**Directive**
Tally the lines containing "chart" and report the number alone.
==== Supplied data ====
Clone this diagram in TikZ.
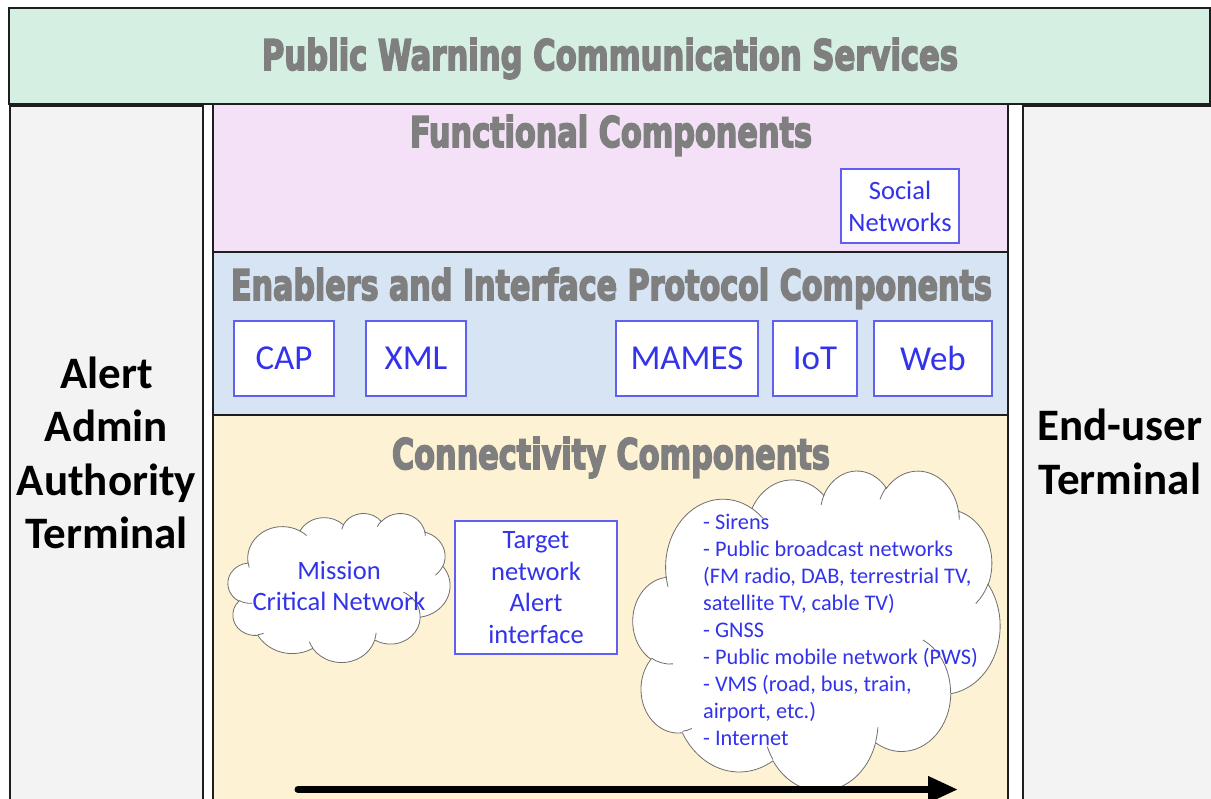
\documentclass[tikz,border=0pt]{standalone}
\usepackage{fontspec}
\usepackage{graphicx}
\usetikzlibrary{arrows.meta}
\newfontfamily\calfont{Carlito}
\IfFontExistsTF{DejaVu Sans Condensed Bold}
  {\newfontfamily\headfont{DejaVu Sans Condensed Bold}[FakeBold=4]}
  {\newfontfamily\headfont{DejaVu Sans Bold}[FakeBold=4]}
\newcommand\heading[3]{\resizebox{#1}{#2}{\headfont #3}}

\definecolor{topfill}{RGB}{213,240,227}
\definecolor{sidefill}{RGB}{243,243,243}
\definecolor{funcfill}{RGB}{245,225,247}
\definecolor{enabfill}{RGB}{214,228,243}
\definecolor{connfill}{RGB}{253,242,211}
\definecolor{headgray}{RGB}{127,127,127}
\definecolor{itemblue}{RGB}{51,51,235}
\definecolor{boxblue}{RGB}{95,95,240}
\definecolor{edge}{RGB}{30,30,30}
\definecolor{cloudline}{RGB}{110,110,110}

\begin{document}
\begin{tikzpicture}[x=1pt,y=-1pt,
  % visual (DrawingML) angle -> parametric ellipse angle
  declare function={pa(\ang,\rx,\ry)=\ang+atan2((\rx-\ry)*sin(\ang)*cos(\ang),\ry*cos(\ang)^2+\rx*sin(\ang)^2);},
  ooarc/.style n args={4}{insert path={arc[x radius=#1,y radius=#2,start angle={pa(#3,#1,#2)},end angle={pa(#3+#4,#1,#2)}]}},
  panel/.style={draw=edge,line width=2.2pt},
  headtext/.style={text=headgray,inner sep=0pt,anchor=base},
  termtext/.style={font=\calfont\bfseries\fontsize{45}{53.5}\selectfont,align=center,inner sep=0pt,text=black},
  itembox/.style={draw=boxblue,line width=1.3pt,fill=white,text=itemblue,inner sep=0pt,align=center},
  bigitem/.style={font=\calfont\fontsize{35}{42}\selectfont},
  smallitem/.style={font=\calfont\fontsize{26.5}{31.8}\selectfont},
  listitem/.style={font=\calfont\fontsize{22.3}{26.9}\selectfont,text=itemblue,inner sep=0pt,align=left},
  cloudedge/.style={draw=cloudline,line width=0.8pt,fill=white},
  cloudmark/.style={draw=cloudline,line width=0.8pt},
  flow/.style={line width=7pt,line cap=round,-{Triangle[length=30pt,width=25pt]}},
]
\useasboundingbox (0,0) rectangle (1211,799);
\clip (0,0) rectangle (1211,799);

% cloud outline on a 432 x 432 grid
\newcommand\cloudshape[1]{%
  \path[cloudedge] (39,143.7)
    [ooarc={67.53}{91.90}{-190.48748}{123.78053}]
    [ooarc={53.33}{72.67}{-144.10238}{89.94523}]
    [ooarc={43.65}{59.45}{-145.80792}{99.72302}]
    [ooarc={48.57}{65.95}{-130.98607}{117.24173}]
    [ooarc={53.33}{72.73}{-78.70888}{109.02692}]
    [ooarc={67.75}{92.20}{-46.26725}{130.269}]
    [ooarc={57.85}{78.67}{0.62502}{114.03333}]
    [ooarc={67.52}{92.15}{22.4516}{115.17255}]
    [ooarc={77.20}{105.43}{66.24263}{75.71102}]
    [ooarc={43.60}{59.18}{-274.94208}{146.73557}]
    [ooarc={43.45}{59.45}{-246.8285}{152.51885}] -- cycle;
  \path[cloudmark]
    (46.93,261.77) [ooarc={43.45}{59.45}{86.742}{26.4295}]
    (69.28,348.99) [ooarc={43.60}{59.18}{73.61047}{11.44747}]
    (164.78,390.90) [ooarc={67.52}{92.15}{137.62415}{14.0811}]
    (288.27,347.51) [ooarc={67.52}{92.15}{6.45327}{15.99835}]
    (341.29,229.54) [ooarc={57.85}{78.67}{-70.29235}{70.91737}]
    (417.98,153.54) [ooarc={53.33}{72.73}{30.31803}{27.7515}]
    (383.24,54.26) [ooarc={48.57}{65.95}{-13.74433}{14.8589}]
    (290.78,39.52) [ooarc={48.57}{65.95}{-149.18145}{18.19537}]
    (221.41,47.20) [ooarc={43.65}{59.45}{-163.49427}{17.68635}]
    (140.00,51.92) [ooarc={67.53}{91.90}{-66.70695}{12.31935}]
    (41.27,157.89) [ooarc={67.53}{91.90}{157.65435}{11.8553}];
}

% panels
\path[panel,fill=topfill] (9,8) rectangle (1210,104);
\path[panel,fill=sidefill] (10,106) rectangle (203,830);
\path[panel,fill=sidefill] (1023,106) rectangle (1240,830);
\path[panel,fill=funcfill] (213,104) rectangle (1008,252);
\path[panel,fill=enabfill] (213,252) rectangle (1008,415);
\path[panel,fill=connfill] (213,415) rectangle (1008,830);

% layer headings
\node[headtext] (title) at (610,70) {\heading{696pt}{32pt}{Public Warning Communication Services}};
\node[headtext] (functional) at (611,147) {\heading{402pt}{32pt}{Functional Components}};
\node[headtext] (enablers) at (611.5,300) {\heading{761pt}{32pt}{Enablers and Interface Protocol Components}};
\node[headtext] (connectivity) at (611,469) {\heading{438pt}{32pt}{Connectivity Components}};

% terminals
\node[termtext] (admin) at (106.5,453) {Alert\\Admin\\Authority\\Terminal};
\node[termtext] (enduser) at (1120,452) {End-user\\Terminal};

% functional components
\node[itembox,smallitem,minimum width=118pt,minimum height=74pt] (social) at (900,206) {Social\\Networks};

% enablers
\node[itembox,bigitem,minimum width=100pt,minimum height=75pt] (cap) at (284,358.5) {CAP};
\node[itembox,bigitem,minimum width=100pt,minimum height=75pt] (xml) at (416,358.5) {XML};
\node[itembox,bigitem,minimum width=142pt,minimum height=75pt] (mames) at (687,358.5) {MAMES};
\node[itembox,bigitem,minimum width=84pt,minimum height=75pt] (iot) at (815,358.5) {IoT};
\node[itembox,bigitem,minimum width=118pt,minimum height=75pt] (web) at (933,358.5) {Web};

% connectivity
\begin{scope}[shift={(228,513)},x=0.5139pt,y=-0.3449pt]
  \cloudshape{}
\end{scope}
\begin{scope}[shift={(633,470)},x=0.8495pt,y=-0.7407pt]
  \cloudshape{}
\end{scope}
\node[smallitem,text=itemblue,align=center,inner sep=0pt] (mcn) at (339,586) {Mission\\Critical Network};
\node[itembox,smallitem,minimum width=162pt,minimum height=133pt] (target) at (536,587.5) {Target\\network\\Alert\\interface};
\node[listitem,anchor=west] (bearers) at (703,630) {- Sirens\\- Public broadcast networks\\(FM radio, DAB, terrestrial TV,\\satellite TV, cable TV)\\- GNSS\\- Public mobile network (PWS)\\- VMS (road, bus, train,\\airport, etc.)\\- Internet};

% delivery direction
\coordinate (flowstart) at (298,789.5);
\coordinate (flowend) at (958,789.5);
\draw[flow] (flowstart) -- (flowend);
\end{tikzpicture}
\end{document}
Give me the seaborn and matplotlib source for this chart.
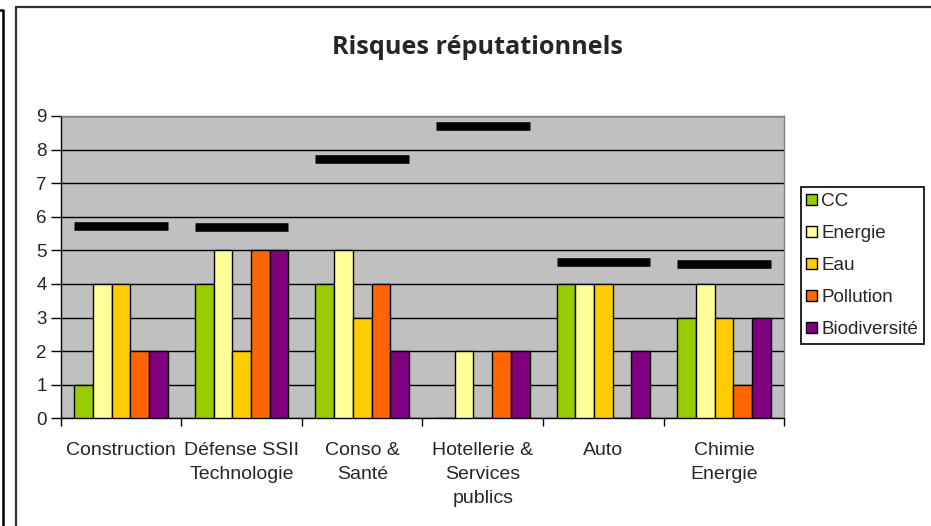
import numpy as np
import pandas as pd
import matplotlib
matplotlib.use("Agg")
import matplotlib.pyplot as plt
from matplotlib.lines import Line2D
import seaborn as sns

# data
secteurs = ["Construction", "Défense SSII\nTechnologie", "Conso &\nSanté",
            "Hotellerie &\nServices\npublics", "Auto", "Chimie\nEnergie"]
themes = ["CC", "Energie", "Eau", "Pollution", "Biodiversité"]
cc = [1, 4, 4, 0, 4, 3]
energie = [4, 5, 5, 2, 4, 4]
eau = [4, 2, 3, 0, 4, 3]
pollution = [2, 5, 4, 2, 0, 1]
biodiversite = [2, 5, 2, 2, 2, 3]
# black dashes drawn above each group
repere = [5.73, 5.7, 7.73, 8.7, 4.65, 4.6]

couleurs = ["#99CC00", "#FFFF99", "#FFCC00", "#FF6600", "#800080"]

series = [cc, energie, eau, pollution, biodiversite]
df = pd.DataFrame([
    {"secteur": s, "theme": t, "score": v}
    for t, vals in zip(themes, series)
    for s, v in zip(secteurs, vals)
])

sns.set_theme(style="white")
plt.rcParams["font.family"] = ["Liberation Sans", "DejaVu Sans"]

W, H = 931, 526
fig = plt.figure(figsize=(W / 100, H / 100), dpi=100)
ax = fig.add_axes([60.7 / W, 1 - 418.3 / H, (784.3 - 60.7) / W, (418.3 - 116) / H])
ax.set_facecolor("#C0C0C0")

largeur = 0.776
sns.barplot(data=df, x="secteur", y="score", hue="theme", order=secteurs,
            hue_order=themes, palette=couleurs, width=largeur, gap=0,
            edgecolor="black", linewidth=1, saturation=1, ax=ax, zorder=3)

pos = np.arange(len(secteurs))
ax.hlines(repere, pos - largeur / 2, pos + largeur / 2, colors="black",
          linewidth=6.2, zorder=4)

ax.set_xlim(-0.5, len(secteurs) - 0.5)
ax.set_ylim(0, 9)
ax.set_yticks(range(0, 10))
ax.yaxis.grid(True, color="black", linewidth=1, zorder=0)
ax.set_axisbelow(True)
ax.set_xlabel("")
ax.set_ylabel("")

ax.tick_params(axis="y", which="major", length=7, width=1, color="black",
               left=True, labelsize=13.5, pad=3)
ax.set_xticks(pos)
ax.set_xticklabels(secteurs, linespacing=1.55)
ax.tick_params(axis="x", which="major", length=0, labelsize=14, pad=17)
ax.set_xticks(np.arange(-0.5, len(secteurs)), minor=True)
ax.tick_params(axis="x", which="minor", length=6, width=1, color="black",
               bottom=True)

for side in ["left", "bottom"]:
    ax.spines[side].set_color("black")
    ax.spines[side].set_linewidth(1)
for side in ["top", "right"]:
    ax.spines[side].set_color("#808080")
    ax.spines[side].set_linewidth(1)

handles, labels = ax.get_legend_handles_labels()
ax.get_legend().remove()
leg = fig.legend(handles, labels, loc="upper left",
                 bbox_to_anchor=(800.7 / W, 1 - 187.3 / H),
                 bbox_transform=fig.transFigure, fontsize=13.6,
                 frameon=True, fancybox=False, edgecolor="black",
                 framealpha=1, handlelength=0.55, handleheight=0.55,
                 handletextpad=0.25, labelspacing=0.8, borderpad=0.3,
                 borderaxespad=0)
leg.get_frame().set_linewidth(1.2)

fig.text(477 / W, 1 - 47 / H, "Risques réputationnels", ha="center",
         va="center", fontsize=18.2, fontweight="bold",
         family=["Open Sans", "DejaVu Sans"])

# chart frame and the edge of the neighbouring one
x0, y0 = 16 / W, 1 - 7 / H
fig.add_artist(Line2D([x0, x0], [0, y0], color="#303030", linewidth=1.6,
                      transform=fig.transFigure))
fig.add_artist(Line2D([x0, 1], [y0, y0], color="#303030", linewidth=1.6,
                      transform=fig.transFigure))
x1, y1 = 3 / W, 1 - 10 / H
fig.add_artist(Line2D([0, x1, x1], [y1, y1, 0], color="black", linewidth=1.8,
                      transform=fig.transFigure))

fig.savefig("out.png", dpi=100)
====
**Exercise response**
2